Fluent Bit support SSL/TLS for network traffic

SSL/TLS traffic involves certificates; setting up and maintaining such things can be a real pain, particularly if the processes around managing certificates haven’t been carefully thought through and automated. Imposing the management of certificates with manual processes is the fastest way to kill off their adoption and use. Within an organization, certificates don’t have to be expensive ones that offer big payouts if compromised, such as those provided by companies like Thawte and Symantec. The Linux Foundation with Let’s Encrypt and protocols like ACME (Automated Certificate Management Environment) make it cost-free and provide automation for regular certificate rotation.

Don’t get suckered by the idea that SSL stripping at the perimeter is acceptable today. It used to be an acceptable thing to do because, among other reasons, the overhead of the processing of certificates was a measurable overhead. Moore’s law has seen to it that such computational overhead is tolerable if not fractions of a percentage cost. If not convinced, then consider the fact that there is sufficient drive that Kubernetes supports mutual SSL between containers that are more than likely to be actually running on the same physical server.

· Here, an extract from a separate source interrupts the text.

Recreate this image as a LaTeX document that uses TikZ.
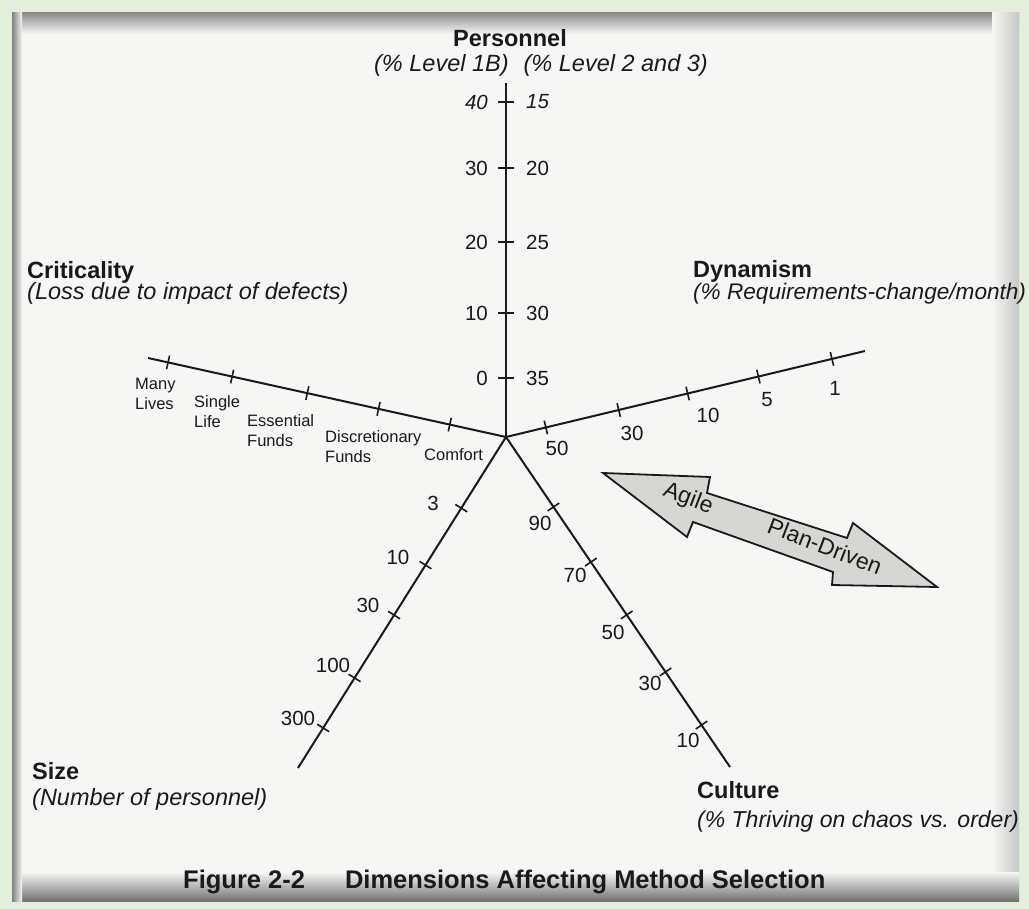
\documentclass[tikz,border=0pt]{standalone}
\usepackage{fontspec}
\setmainfont{Liberation Sans}
\usetikzlibrary{calc}
\definecolor{frame}{RGB}{228,238,220}
\definecolor{paper}{RGB}{246,246,244}
\definecolor{ink}{RGB}{26,26,26}
\definecolor{arrowfill}{RGB}{214,214,210}
\begin{document}
\begin{tikzpicture}[x=1pt,y=-1pt,
  axisline/.style={draw=ink, line width=2pt},
  tickmark/.style={draw=ink, line width=1.6pt},
  dimtitle/.style={font=\fontsize{23.5}{26}\selectfont\bfseries, text=ink, inner sep=0pt, anchor=base west},
  dimunit/.style={font=\fontsize{23.5}{26}\selectfont\itshape, text=ink, inner sep=0pt, anchor=base west},
  num/.style={font=\fontsize{20.5}{22}\selectfont, text=ink, inner sep=0pt},
  critlabel/.style={font=\fontsize{16.5}{20}\selectfont, text=ink, inner sep=0pt, align=left, anchor=north west},
  arrowtext/.style={font=\fontsize{23}{26}\selectfont, text=ink, inner sep=0pt, rotate=-21},
]
\useasboundingbox (0,0) rectangle (1029,909);

% page on its frame
\fill[frame] (0,0) rectangle (1029,909);
\fill[paper] (12,13) rectangle (1019,901);
\shade[top color=black!45, bottom color=paper] (12,13) rectangle (1019,34);
\shade[left color=paper, right color=black!22] (992,13) rectangle (1019,901);
\shade[top color=paper, bottom color=black!55] (12,872) rectangle (1019,901);
\shade[left color=black!50, right color=paper] (12,13) rectangle (22,901);

% axes
\coordinate (c) at (506,437);
\coordinate (persend) at (506,83);
\coordinate (critend) at (148,358);
\coordinate (dynend) at (865,351);
\coordinate (sizeend) at (298,768);
\coordinate (cultend) at (730,767);

\draw[axisline] (c) -- (persend);
\draw[axisline] (c) -- (critend);
\draw[axisline] (c) -- (dynend);
\draw[axisline] (c) -- (sizeend);
\draw[axisline] (c) -- (cultend);

% personnel ticks and scales
\foreach \y/\l/\r [count=\i] in {102/{\itshape 40}/{\itshape 15}, 168/30/20, 242/20/25, 313/10/30, 378/0/35} {
  \coordinate (pers\i) at (506,\y);
  \draw[tickmark] ($(pers\i)+(-8,0)$) -- ($(pers\i)+(8,0)$);
  \node[num, anchor=east] (persl\i) at ($(pers\i)+(-18,0)$) {\l};
  \node[num, anchor=west] (persr\i) at ($(pers\i)+(20,0)$) {\r};
}

% ticks on the slanted axes
\foreach \f [count=\i] in {0.157,0.356,0.555,0.765,0.944} {
  \coordinate (crit\i) at ($(c)!\f!(critend)$);
  \draw[tickmark] ($(crit\i)!7pt!90:(critend)$) -- ($(crit\i)!7pt!-90:(critend)$);
}
\foreach \f [count=\i] in {0.111,0.314,0.506,0.703,0.908} {
  \coordinate (dyn\i) at ($(c)!\f!(dynend)$);
  \draw[tickmark] ($(dyn\i)!7pt!90:(dynend)$) -- ($(dyn\i)!7pt!-90:(dynend)$);
}
\foreach \f [count=\i] in {0.215,0.387,0.538,0.728,0.879} {
  \coordinate (size\i) at ($(c)!\f!(sizeend)$);
  \draw[tickmark] ($(size\i)!7pt!90:(sizeend)$) -- ($(size\i)!7pt!-90:(sizeend)$);
}
\foreach \f [count=\i] in {0.212,0.379,0.539,0.712,0.873} {
  \coordinate (cult\i) at ($(c)!\f!(cultend)$);
  \draw[tickmark] ($(cult\i)!7pt!90:(cultend)$) -- ($(cult\i)!7pt!-90:(cultend)$);
}

% criticality scale
\node[critlabel] (cl1) at (135,378) {Many\\Lives};
\node[critlabel] (cl2) at (194,395) {Single\\Life};
\node[critlabel] (cl3) at (247,414) {Essential\\Funds};
\node[critlabel] (cl4) at (325,430) {Discretionary\\Funds};
\node[critlabel] (cl5) at (424,448) {Comfort};

% dynamism scale
\node[num] (dl1) at (557,448) {50};
\node[num] (dl2) at (632,433) {30};
\node[num] (dl3) at (708,415) {10};
\node[num] (dl4) at (767,400) {5};
\node[num] (dl5) at (835,388) {1};

% size scale
\node[num] (sl1) at (433,503) {3};
\node[num] (sl2) at (398,557) {10};
\node[num] (sl3) at (368,605) {30};
\node[num] (sl4) at (333,665) {100};
\node[num] (sl5) at (298,718) {300};

% culture scale
\node[num] (ul1) at (540,523) {90};
\node[num] (ul2) at (575,575) {70};
\node[num] (ul3) at (613,632) {50};
\node[num] (ul4) at (650,683) {30};
\node[num] (ul5) at (688,740) {10};

% dimension names
\node[dimtitle, anchor=base] (perst) at (510,47) {Personnel};
\node[dimunit, anchor=base] (persu) at (541,72) {(\% Level 1B)\hspace{15pt}(\% Level 2 and 3)};
\node[dimtitle] (critt) at (27,279) {Criticality};
\node[dimunit] (critu) at (27,300) {(Loss due to impact of defects)};
\node[dimtitle] (dynt) at (693,278) {Dynamism};
\node[dimunit, font=\fontsize{22.6}{26}\selectfont\itshape] (dynu) at (693,300) {(\% Requirements-change/month)};
\node[dimtitle] (sizet) at (32,779) {Size};
\node[dimunit] (sizeu) at (32,805) {(Number of personnel)};
\node[dimtitle] (cultt) at (697,798) {Culture};
\node[dimunit, font=\fontsize{23}{26}\selectfont\itshape] (cultu) at (697,827) {(\% Thriving on chaos vs. order)};

% agile / plan-driven double arrow
\draw[draw=ink, line width=1.8pt, fill=arrowfill, line join=miter]
  (603,473) -- (710,477) -- (707,493) -- (847,538) -- (853,523) -- (937,587)
  -- (832,585) -- (833,572) -- (693,522) -- (687,537) -- cycle;
\node[arrowtext] (agile) at (688,499) {Agile};
\node[arrowtext] (plan) at (825,546) {Plan-Driven};

% caption
\node[font=\fontsize{25.5}{28}\selectfont\bfseries, text=ink, inner sep=0pt, anchor=base west] (caption)
  at (183,888) {Figure 2-2\hspace{40pt}Dimensions Affecting Method Selection};
\end{tikzpicture}
\end{document}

Start by Considering File systems on logs

If you’re working with applications or frameworks that direct logs to local files, you can do a couple of things. First, control the permissions on the files.

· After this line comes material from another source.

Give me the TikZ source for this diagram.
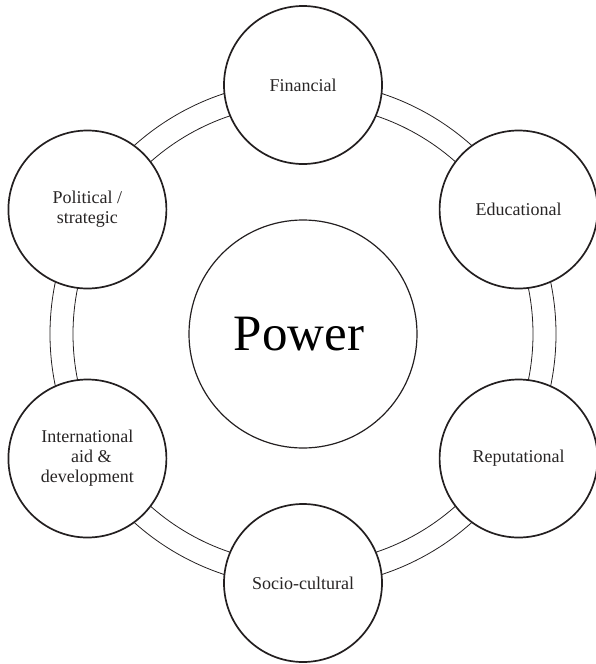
\documentclass[tikz,border=0pt]{standalone}
\usepackage{fontspec}
\setmainfont{Liberation Serif}
\begin{document}
\begin{tikzpicture}[x=1pt,y=-1pt,
  ink/.style={color={rgb,255:red,35;green,31;blue,32}},
  facet/.style={circle, draw, ink, fill=white, line width=1.7pt,
    minimum size=158pt, inner sep=0pt, align=center,
    font=\fontsize{18}{20}\selectfont, text={rgb,255:red,40;green,37;blue,37}},
  core/.style={circle, draw, ink, line width=1.2pt, minimum size=228pt,
    inner sep=0pt, font=\fontsize{51}{56}\selectfont, text=black},
  ring/.style={draw, ink, line width=0.8pt}]
\useasboundingbox (0,0) rectangle (595,664);
\coordinate (c) at (303,334);
% double ring linking the outer circles
\draw[ring] (c) circle[radius=253];
\draw[ring] (c) circle[radius=230];
% central circle
\node[core] (power) at (c) {\hspace*{-8pt}Power};
% six forms of power on a hexagon of radius 249
\node[facet] (fin)  at (303,85)      {Financial};
\node[facet] (edu)  at (518.6,209.5) {Educational};
\node[facet] (rep)  at (518.6,458.5) {Reputational};
\node[facet] (soc)  at (303,583)     {Socio-cultural};
\node[facet] (intl) at (87.4,458.5)  {International\\\hspace*{8pt}aid \&\\development};
\node[facet] (pol)  at (87.4,209.5)  {Political /\\strategic};
\end{tikzpicture}
\end{document}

Many frameworks that support logging configuration don’t do anything with the logs (although some do, like Airflow). For those cases where log location doesn’t have a behavioral impact, we can look to control where the logs are being written. Structuring logs into a common part of the file system can make things easier to manage, certainly from a file system permissions viewpoint.

Watching for sensitive data bleed

If you’re using Fluent Bit to consolidate telemetry into systems like Loki, etc., then we should be running regular scans to ensure that no unplanned sensitive data is being caught. We can use tools like Telemetrygen to inject values into the event stream to test this process and see if the injected values are detected.

If or when such a situation occurs, the ideal solution is to fix the root cause. But, this isn’t always possible when the issue comes through a 3rd party library, an organization is reluctant to make changes or production changes are slow. In these scenarios and discussed in the book, we can use Fluent Bit configurations to mitigate the propagation of such data. But as we said earlier, if you use mitigations, it warrants verifying they aren’t accidentally undone, which takes us back to the start of this point.

Classifying and Tagging data

Telemetry, particularly traces and logs can be classified and tagged to reflect information about origin, nature of the event. This is mostly done nearest the source as understanding the origin helps the classification process. This task is something Fluent Bit can easily do and route accordingly as we can see in the book.

Don’t run Fluent Bit as root

Not running Fluent Bit with root credentials is security 101. But it is tempting when you want to use Fluent Bit to tap in and listen to the OS and platform logs and metrics, particularly if you aren’t a Linux specialist. It is worth investing in getting an OS base configuration that is secure while not preventing your observability. This doesn’t automatically mean you must use containers. Bare metal, etc., can be secured by not installing from a vendor base image but an image you’ve built, or even simpler, taking the base image and then using tools like Chef, Ansible, etc., to impose a configuration over the top.

Bottom Line

The bottom line is, as long as we keep in mind that our observability processes and data should be subject to the same care and consideration as our business data, along with the fact that security should never be an afterthought, something that we bolt on just before go live and pervasive rather than just at the boundary.

When I learnt to drive (in the dark ages), one of the things I was told is – if you assume that everyone on the road is a clueless idiot, then you’ll be ok. We should look at treating systems development and the adoption of security the same way – if you assume someone is likely to make a mistake and take defensive steps — then we’ll be ok — thiswill give us security in depth.